Jack's posture relaxed enough to let him follow Abraham. The imposing appearance of the building belied its inviting interior, the pastel carpets swallowing the sound of their passage through the hallways adorned equally with art and information—with a few, it was hard to tell which was which. Dr. Abraham's gait was easy; he did not hurry or linger, greeting his colleagues and telling Jack in soft voice about the various rooms and their functions, sweeping away the cobwebs of rumors and hearsay that surrounded this Institute and its work.

Abraham's office was an interesting mixture of clinical and social; his political affiliations demanded recognition, as did his scientific expertise.
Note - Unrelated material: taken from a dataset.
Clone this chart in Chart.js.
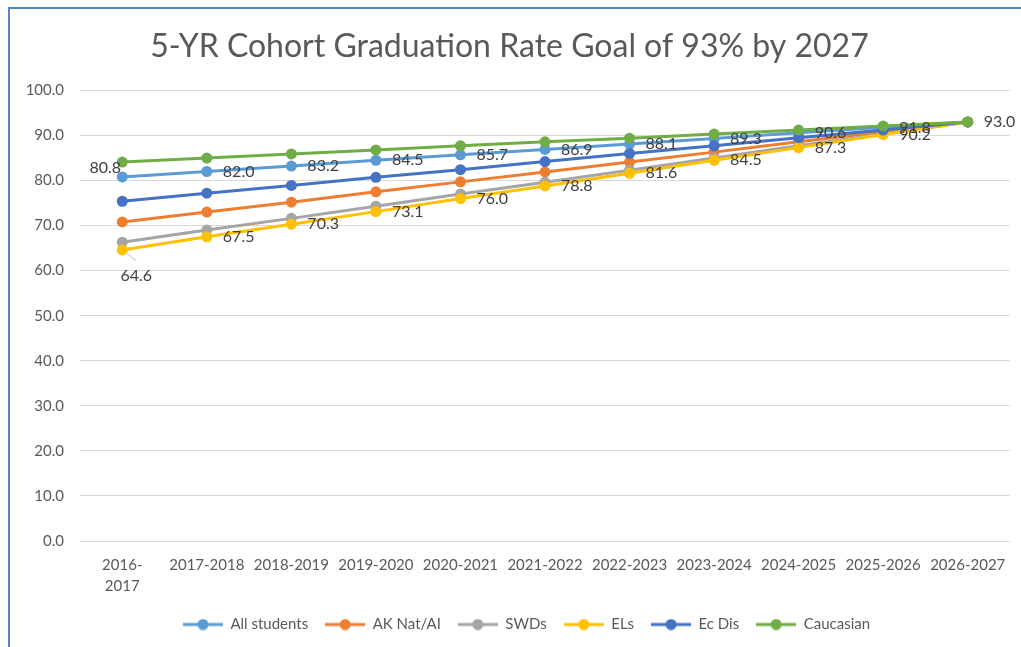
<!DOCTYPE html>
<html>
<head>
<meta charset="utf-8">
<title>5-YR Cohort Graduation Rate Goal</title>
<script src="https://cdn.jsdelivr.net/npm/chart.js@4.4.1/dist/chart.umd.min.js"></script>
<style>
  html, body { margin: 0; padding: 0; background: #fff; }
</style>
</head>
<body>
<canvas id="graficoGraduacion" width="1021" height="647"></canvas>
<script>
// datos
const anios = [['2016-', '2017'], '2017-2018', '2018-2019', '2019-2020', '2020-2021', '2021-2022',
  '2022-2023', '2023-2024', '2024-2025', '2025-2026', '2026-2027'];
const allStudents = [80.8, 82.0, 83.2, 84.5, 85.7, 86.9, 88.1, 89.3, 90.6, 91.8, 93.0];
const akNatAi = [70.8, 73.0, 75.2, 77.5, 79.7, 81.9, 84.1, 86.3, 88.6, 90.8, 93.0];
const swds = [66.3, 69.0, 71.6, 74.3, 77.0, 79.6, 82.3, 85.0, 87.7, 90.3, 93.0];
const els = [64.6, 67.5, 70.3, 73.1, 76.0, 78.8, 81.6, 84.5, 87.3, 90.2, 93.0];
const ecDis = [75.4, 77.2, 78.9, 80.7, 82.4, 84.2, 86.0, 87.7, 89.5, 91.2, 93.0];
const caucasian = [84.1, 85.0, 85.9, 86.8, 87.7, 88.6, 89.4, 90.3, 91.2, 92.1, 93.0];

const series = [
  { label: 'All students', data: allStudents, color: '#5B9BD5' },
  { label: 'AK Nat/AI', data: akNatAi, color: '#ED7D31' },
  { label: 'SWDs', data: swds, color: '#A5A5A5' },
  { label: 'ELs', data: els, color: '#FFC000' },
  { label: 'Ec Dis', data: ecDis, color: '#4472C4' },
  { label: 'Caucasian', data: caucasian, color: '#70AD47' }
];

const fuente = 'Lato, "Open Sans", sans-serif';

// marca de la leyenda: linea con circulo
function marcaLeyenda(color) {
  const c = document.createElement('canvas');
  c.width = 40;
  c.height = 12;
  const g = c.getContext('2d');
  g.strokeStyle = color;
  g.lineWidth = 3;
  g.beginPath();
  g.moveTo(0, 6);
  g.lineTo(40, 6);
  g.stroke();
  g.fillStyle = color;
  g.beginPath();
  g.arc(20, 6, 5.5, 0, Math.PI * 2);
  g.fill();
  return c;
}

// fondo blanco y borde azul del recuadro
const marco = {
  id: 'marco',
  beforeDraw(chart) {
    const ctx = chart.ctx;
    ctx.save();
    ctx.fillStyle = '#fff';
    ctx.fillRect(0, 0, chart.width, chart.height);
    ctx.strokeStyle = '#5585C8';
    ctx.lineWidth = 2;
    ctx.beginPath();
    ctx.moveTo(9, chart.height);
    ctx.lineTo(9, 8);
    ctx.lineTo(chart.width, 8);
    ctx.stroke();
    ctx.restore();
  }
};

// la leyenda de Excel queda un poco a la derecha
const moverLeyenda = {
  id: 'moverLeyenda',
  afterLayout(chart) {
    chart.legend.left += 17;
    chart.legend.right += 17;
  }
};

// etiquetas de valores para All students y ELs
const etiquetas = {
  id: 'etiquetas',
  afterDatasetsDraw(chart) {
    const ctx = chart.ctx;
    ctx.save();
    ctx.font = '16px ' + fuente;
    ctx.fillStyle = '#404040';
    ctx.textBaseline = 'middle';
    [0, 3].forEach(function (di) {
      const meta = chart.getDatasetMeta(di);
      const datos = chart.data.datasets[di].data;
      meta.data.forEach(function (pt, i) {
        if (di === 3 && i === datos.length - 1) return; // el 93.0 ya sale una vez
        const txt = datos[i].toFixed(1);
        let x = pt.x + 16;
        let y = pt.y;
        ctx.textAlign = 'left';
        if (di === 0 && i === 0) {
          ctx.textAlign = 'center';
          x = pt.x - 17;
          y = pt.y - 9;
        }
        if (di === 3 && i === 0) {
          ctx.strokeStyle = '#BFBFBF';
          ctx.lineWidth = 1;
          ctx.beginPath();
          ctx.moveTo(pt.x + 4, pt.y + 3);
          ctx.lineTo(pt.x + 14, pt.y + 11);
          ctx.stroke();
          ctx.textAlign = 'center';
          x = pt.x + 14;
          y = pt.y + 26;
        }
        ctx.fillText(txt, x, y);
      });
    });
    ctx.restore();
  }
};

const ctx = document.getElementById('graficoGraduacion');
new Chart(ctx, {
  type: 'line',
  data: {
    labels: anios,
    datasets: series.map(function (s, i) {
      return {
        label: s.label,
        data: s.data,
        borderColor: s.color,
        backgroundColor: s.color,
        pointBackgroundColor: s.color,
        pointBorderColor: s.color,
        pointBorderWidth: 0,
        pointRadius: 5.5,
        borderWidth: 3,
        tension: 0,
        order: series.length - 1 - i
      };
    })
  },
  options: {
    responsive: false,
    animation: false,
    layout: { padding: { left: 9, right: 11, top: 0, bottom: 5 } },
    plugins: {
      title: {
        display: true,
        text: '5-YR Cohort Graduation Rate Goal of 93% by 2027',
        color: '#595959',
        font: { family: fuente, size: 32, weight: 'normal' },
        padding: { top: 27, bottom: 25 }
      },
      legend: {
        position: 'bottom',
        labels: {
          usePointStyle: true,
          pointStyleWidth: 40,
          padding: 17,
          color: '#595959',
          font: { family: fuente, size: 15 },
          generateLabels: function (chart) {
            return chart.data.datasets.map(function (ds, i) {
              return {
                text: ds.label,
                pointStyle: marcaLeyenda(ds.borderColor),
                fillStyle: ds.borderColor,
                strokeStyle: ds.borderColor,
                lineWidth: 0,
                fontColor: '#595959',
                hidden: !chart.isDatasetVisible(i),
                datasetIndex: i
              };
            });
          }
        }
      },
      tooltip: { enabled: false }
    },
    scales: {
      x: {
        offset: true,
        grid: { display: false, drawTicks: false },
        border: { display: false },
        ticks: {
          color: '#595959',
          font: { family: fuente, size: 15, lineHeight: 1.4 },
          maxRotation: 0,
          autoSkip: false,
          padding: 14
        },
        afterFit: function (scale) { scale.height = 59; }
      },
      y: {
        min: 0,
        max: 100,
        border: { display: false },
        grid: { color: '#D9D9D9', drawTicks: false },
        ticks: {
          stepSize: 10,
          color: '#595959',
          font: { family: fuente, size: 15 },
          padding: 16,
          callback: function (v) { return v.toFixed(1); }
        },
        afterFit: function (scale) { scale.width = 71; }
      }
    }
  },
  plugins: [marco, moverLeyenda, etiquetas]
});
</script>
</body>
</html>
They interwove into a atmosphere that was both welcoming and cautionary, riding the edge but not inviting all who entered to skirt it. They sat themselves on the earthen brown couch; somewhere along the way, Abraham had shed the labcoat and papers.

"I…" Jack swallowed, a breath of solid anticipation lodged in his throat.

Abraham placed a hand on his, hovering lightly so that Jack had the room to refuse it. He did not.

His voice was gentle, and the words that should have carried the weight of dread instead unraveled the radial lines of tension, cutting the tethers that had stopped him from coming forward before.

Jack removed his shirt willingly, looking Abraham right in the eye as he bared to light the bruises formed in the same darkness that compelled him here.